9. A 3D printer, comprising:

a supply spool loaded with a neutral-colored plastic filament;

a set of tanks each containing a different colored ink; and

a heated extrusion nozzle liquefying a portion of the neutral-colored plastic filament, first mixing the liquefied portion of the plastic filament with ink from a first one of the tanks, and second mixing the liquefied portion of the plastic filament with ink from a second one of the tanks.

10. The 3D printer of claim 9, wherein the set of tanks comprises four tanks containing red ink, green ink, blue ink, and black ink, respectively.

11. The 3D printer of claim 9, further comprising a controller processing a digital model, defining a 3D object, to define a plurality of print layers, wherein the first and second mixing are performed based on first and second colors defined for one or more of the print layers.

12. The 3D printer of claim 11, wherein the controller further positions the heated extrusion nozzle relative to a print bed based on the defined plurality of print layers prior to extruding the liquefied portion of the plastic filament after the first or second mixing with the ink.

13. The 3D printer of claim 9, wherein the first and second mixing are performed concurrently, whereby the liquefied portion is colored by the ink from the first and second ones of the tanks.

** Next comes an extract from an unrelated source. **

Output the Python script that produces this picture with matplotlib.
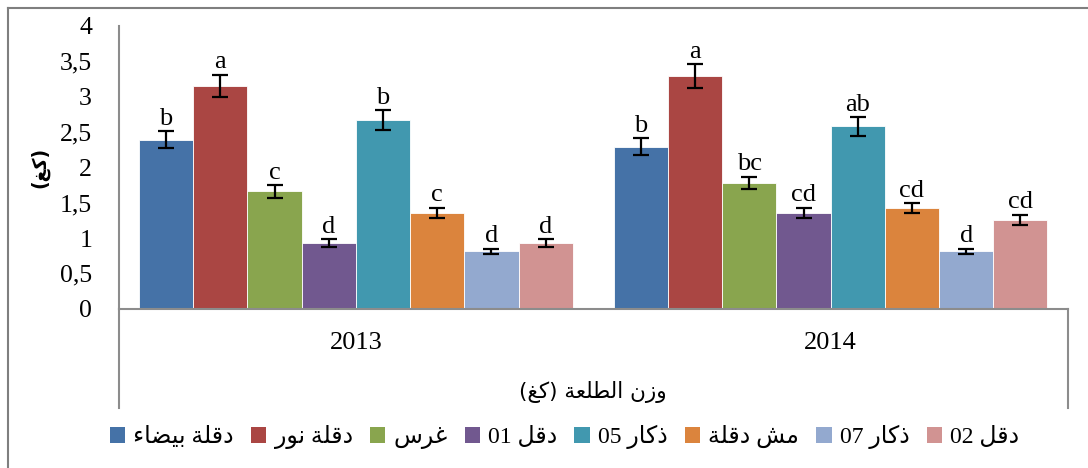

14. The 3D printer of claim 9, wherein the neutral-colored plastic filament comprises white ABS plastic.

15. A method for printing a multi-colored 3D object, comprising:

generating or retrieving a digital model of the 3D object including a plurality of object elements having two or more colors;

processing the digital model to define a plurality of print layers; and

operating a 3D printer to extrude a liquid plastic to sequentially form each of the print layers, wherein the 3D printer operating includes melting plastic and coloring the melted plastic with two or more colored inks to provide a colored, liquid plastic having one of the two or more colors associated with the object elements.

16. The method of claim 15, wherein at least one of the print layers is formed, during the operating of the 3D printer, with plastic of two or more colors in a shell section and with the melted plastic without the two or more colored inks in an infill section.

17. The method of claim 15, wherein the two or more colored inks are provided by selectively injecting ink from two or more ink cartridges each containing differing colored inks.

18. The method of claim 15, wherein the plastic comprises a neutral-colored plastic.

19. The method of claim 18, wherein the neutral-colored plastic comprises white, gray, beige, or light blue plastic.

20. The method of claim 15, wherein the plastic is provided by selectively drawing a filament from a single supply spool.